§ PROMPT
Transcribe the listing in full, excluding any pictures.

§ SOURCE EXCERPT
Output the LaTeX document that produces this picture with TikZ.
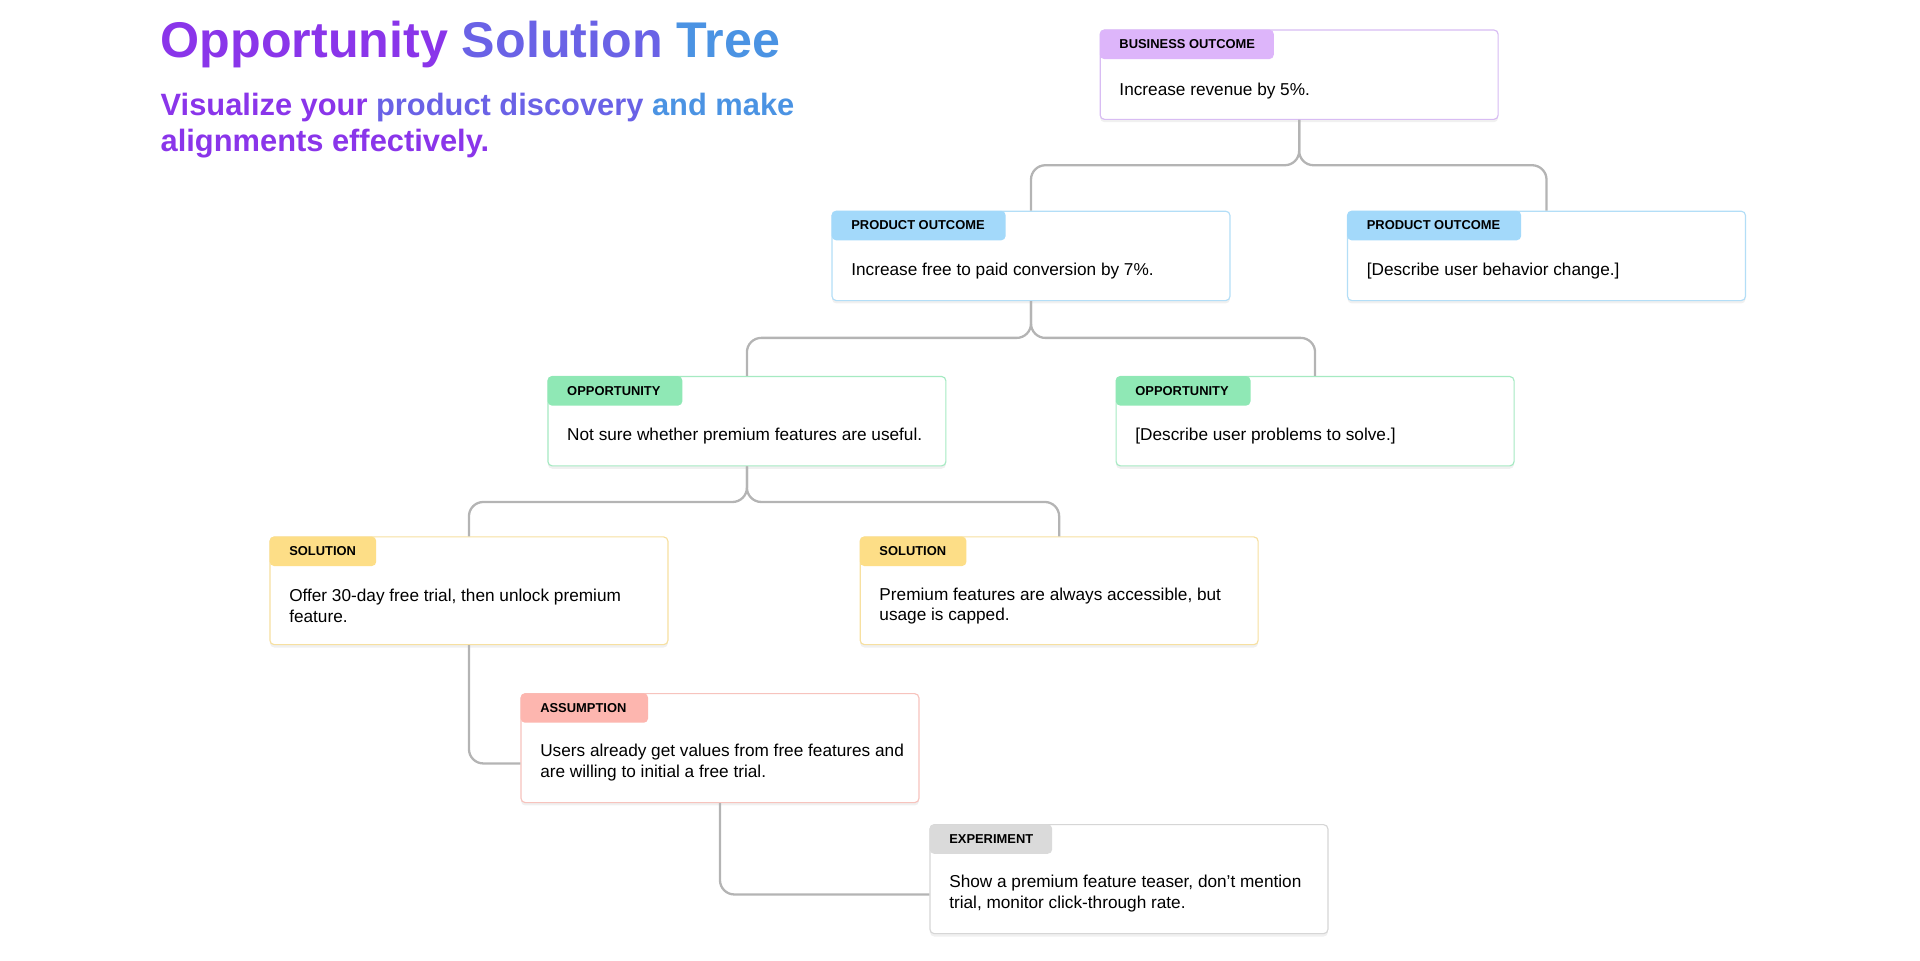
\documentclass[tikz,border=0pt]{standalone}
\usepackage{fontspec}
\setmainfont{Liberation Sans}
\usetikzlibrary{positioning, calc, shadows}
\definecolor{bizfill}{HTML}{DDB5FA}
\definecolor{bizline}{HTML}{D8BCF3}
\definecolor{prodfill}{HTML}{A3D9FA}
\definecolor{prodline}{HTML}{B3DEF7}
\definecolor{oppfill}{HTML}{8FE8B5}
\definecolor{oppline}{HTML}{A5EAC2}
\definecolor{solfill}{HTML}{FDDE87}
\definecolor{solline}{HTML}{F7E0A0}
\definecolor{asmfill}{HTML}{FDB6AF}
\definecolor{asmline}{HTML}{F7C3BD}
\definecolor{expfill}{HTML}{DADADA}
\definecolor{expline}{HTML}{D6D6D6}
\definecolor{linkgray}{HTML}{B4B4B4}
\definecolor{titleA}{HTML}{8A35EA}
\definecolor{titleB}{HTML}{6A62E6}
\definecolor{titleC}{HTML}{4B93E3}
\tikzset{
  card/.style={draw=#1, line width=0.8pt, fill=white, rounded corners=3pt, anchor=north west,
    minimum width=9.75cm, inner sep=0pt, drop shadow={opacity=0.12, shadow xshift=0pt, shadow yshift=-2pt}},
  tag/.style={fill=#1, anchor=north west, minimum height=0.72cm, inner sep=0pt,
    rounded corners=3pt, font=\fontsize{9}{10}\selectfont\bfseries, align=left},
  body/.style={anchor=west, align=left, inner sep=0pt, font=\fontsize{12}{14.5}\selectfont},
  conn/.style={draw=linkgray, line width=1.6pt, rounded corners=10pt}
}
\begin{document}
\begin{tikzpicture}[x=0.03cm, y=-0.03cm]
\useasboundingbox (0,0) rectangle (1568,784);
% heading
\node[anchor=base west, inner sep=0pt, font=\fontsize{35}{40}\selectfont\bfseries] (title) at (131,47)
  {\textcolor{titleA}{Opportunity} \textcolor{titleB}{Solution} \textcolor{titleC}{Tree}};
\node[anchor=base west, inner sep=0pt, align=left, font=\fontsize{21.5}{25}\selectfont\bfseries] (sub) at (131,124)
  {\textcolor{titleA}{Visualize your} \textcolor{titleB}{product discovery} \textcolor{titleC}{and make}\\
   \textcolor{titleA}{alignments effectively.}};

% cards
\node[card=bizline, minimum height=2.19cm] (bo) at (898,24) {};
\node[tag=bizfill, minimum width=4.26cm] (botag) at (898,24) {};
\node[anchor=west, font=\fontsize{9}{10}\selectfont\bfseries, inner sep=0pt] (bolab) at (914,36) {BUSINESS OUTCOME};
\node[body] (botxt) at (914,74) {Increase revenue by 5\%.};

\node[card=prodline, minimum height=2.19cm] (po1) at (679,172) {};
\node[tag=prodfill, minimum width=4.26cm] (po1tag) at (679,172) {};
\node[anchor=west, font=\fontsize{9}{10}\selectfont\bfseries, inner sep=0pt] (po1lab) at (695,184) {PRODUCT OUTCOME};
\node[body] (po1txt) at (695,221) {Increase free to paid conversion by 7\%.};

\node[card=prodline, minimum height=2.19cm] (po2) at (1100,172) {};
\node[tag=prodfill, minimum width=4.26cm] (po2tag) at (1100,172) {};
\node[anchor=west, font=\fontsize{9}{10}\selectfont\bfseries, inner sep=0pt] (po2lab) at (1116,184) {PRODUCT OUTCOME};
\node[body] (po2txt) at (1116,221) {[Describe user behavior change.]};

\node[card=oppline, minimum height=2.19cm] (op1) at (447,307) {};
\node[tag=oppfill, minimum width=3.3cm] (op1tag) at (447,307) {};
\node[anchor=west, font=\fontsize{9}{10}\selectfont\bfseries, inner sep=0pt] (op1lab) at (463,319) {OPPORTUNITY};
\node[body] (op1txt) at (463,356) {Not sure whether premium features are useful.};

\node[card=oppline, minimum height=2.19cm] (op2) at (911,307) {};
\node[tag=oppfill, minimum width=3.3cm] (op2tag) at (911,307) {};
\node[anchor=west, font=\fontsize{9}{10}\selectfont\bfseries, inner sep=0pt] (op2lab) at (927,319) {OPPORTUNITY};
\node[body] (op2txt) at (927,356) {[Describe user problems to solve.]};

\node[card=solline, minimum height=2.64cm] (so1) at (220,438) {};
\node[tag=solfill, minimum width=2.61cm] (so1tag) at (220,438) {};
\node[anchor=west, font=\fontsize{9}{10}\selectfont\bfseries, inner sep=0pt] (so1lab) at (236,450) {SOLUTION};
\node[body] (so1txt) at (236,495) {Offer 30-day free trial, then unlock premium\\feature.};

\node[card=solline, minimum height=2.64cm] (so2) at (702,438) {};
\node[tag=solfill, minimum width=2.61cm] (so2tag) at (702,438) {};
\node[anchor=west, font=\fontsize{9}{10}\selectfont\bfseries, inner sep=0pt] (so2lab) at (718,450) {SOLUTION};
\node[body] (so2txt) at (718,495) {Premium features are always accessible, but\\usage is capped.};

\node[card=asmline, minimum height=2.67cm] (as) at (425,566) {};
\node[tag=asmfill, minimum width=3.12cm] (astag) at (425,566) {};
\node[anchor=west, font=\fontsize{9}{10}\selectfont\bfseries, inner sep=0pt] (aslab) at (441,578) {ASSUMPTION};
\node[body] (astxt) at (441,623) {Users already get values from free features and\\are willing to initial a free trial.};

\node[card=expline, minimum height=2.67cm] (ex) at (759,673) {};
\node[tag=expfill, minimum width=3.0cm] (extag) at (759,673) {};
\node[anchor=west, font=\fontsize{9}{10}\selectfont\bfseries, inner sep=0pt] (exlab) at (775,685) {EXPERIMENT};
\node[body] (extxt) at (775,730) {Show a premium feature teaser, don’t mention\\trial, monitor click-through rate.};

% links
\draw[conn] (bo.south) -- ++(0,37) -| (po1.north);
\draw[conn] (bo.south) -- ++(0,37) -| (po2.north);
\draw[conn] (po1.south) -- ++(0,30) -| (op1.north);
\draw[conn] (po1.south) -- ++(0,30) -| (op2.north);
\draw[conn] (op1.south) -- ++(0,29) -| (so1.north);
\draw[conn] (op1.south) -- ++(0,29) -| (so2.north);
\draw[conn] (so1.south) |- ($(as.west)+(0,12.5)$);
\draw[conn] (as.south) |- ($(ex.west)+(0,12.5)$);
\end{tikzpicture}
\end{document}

§ COMPLETED EXERCISE
Output the LaTeX document that produces this picture with TikZ.
\documentclass[tikz,border=0pt]{standalone}
\usepackage{fontspec}
\setmainfont{Liberation Sans}
\usetikzlibrary{positioning, calc, shadows}
\definecolor{bizfill}{HTML}{DDB5FA}
\definecolor{bizline}{HTML}{D8BCF3}
\definecolor{prodfill}{HTML}{A3D9FA}
\definecolor{prodline}{HTML}{B3DEF7}
\definecolor{oppfill}{HTML}{8FE8B5}
\definecolor{oppline}{HTML}{A5EAC2}
\definecolor{solfill}{HTML}{FDDE87}
\definecolor{solline}{HTML}{F7E0A0}
\definecolor{asmfill}{HTML}{FDB6AF}
\definecolor{asmline}{HTML}{F7C3BD}
\definecolor{expfill}{HTML}{DADADA}
\definecolor{expline}{HTML}{D6D6D6}
\definecolor{linkgray}{HTML}{B4B4B4}
\definecolor{titleA}{HTML}{8A35EA}
\definecolor{titleB}{HTML}{6A62E6}
\definecolor{titleC}{HTML}{4B93E3}
\tikzset{
  card/.style={draw=#1, line width=0.8pt, fill=white, rounded corners=3pt, anchor=north west,
    minimum width=9.75cm, inner sep=0pt, drop shadow={opacity=0.12, shadow xshift=0pt, shadow yshift=-2pt}},
  tag/.style={fill=#1, anchor=north west, minimum height=0.72cm, inner sep=0pt,
    rounded corners=3pt, font=\fontsize{9}{10}\selectfont\bfseries, align=left},
  body/.style={anchor=west, align=left, inner sep=0pt, font=\fontsize{12}{14.5}\selectfont},
  conn/.style={draw=linkgray, line width=1.6pt, rounded corners=10pt}
}
\begin{document}
\begin{tikzpicture}[x=0.03cm, y=-0.03cm]
\useasboundingbox (0,0) rectangle (1568,784);
% heading
\node[anchor=base west, inner sep=0pt, font=\fontsize{35}{40}\selectfont\bfseries] (title) at (131,47)
  {\textcolor{titleA}{Opportunity} \textcolor{titleB}{Solution} \textcolor{titleC}{Tree}};
\node[anchor=base west, inner sep=0pt, align=left, font=\fontsize{21.5}{25}\selectfont\bfseries] (sub) at (131,124)
  {\textcolor{titleA}{Visualize your} \textcolor{titleB}{product discovery} \textcolor{titleC}{and make}\\
   \textcolor{titleA}{alignments effectively.}};

% cards
\node[card=bizline, minimum height=2.19cm] (bo) at (898,24) {};
\node[tag=bizfill, minimum width=4.26cm] (botag) at (898,24) {};
\node[anchor=west, font=\fontsize{9}{10}\selectfont\bfseries, inner sep=0pt] (bolab) at (914,36) {BUSINESS OUTCOME};
\node[body] (botxt) at (914,74) {Increase revenue by 5\%.};

\node[card=prodline, minimum height=2.19cm] (po1) at (679,172) {};
\node[tag=prodfill, minimum width=4.26cm] (po1tag) at (679,172) {};
\node[anchor=west, font=\fontsize{9}{10}\selectfont\bfseries, inner sep=0pt] (po1lab) at (695,184) {PRODUCT OUTCOME};
\node[body] (po1txt) at (695,221) {Increase free to paid conversion by 7\%.};

\node[card=prodline, minimum height=2.19cm] (po2) at (1100,172) {};
\node[tag=prodfill, minimum width=4.26cm] (po2tag) at (1100,172) {};
\node[anchor=west, font=\fontsize{9}{10}\selectfont\bfseries, inner sep=0pt] (po2lab) at (1116,184) {PRODUCT OUTCOME};
\node[body] (po2txt) at (1116,221) {[Describe user behavior change.]};

\node[card=oppline, minimum height=2.19cm] (op1) at (447,307) {};
\node[tag=oppfill, minimum width=3.3cm] (op1tag) at (447,307) {};
\node[anchor=west, font=\fontsize{9}{10}\selectfont\bfseries, inner sep=0pt] (op1lab) at (463,319) {OPPORTUNITY};
\node[body] (op1txt) at (463,356) {Not sure whether premium features are useful.};

\node[card=oppline, minimum height=2.19cm] (op2) at (911,307) {};
\node[tag=oppfill, minimum width=3.3cm] (op2tag) at (911,307) {};
\node[anchor=west, font=\fontsize{9}{10}\selectfont\bfseries, inner sep=0pt] (op2lab) at (927,319) {OPPORTUNITY};
\node[body] (op2txt) at (927,356) {[Describe user problems to solve.]};

\node[card=solline, minimum height=2.64cm] (so1) at (220,438) {};
\node[tag=solfill, minimum width=2.61cm] (so1tag) at (220,438) {};
\node[anchor=west, font=\fontsize{9}{10}\selectfont\bfseries, inner sep=0pt] (so1lab) at (236,450) {SOLUTION};
\node[body] (so1txt) at (236,495) {Offer 30-day free trial, then unlock premium\\feature.};

\node[card=solline, minimum height=2.64cm] (so2) at (702,438) {};
\node[tag=solfill, minimum width=2.61cm] (so2tag) at (702,438) {};
\node[anchor=west, font=\fontsize{9}{10}\selectfont\bfseries, inner sep=0pt] (so2lab) at (718,450) {SOLUTION};
\node[body] (so2txt) at (718,495) {Premium features are always accessible, but\\usage is capped.};

\node[card=asmline, minimum height=2.67cm] (as) at (425,566) {};
\node[tag=asmfill, minimum width=3.12cm] (astag) at (425,566) {};
\node[anchor=west, font=\fontsize{9}{10}\selectfont\bfseries, inner sep=0pt] (aslab) at (441,578) {ASSUMPTION};
\node[body] (astxt) at (441,623) {Users already get values from free features and\\are willing to initial a free trial.};

\node[card=expline, minimum height=2.67cm] (ex) at (759,673) {};
\node[tag=expfill, minimum width=3.0cm] (extag) at (759,673) {};
\node[anchor=west, font=\fontsize{9}{10}\selectfont\bfseries, inner sep=0pt] (exlab) at (775,685) {EXPERIMENT};
\node[body] (extxt) at (775,730) {Show a premium feature teaser, don’t mention\\trial, monitor click-through rate.};

% links
\draw[conn] (bo.south) -- ++(0,37) -| (po1.north);
\draw[conn] (bo.south) -- ++(0,37) -| (po2.north);
\draw[conn] (po1.south) -- ++(0,30) -| (op1.north);
\draw[conn] (po1.south) -- ++(0,30) -| (op2.north);
\draw[conn] (op1.south) -- ++(0,29) -| (so1.north);
\draw[conn] (op1.south) -- ++(0,29) -| (so2.north);
\draw[conn] (so1.south) |- ($(as.west)+(0,12.5)$);
\draw[conn] (as.south) |- ($(ex.west)+(0,12.5)$);
\end{tikzpicture}
\end{document}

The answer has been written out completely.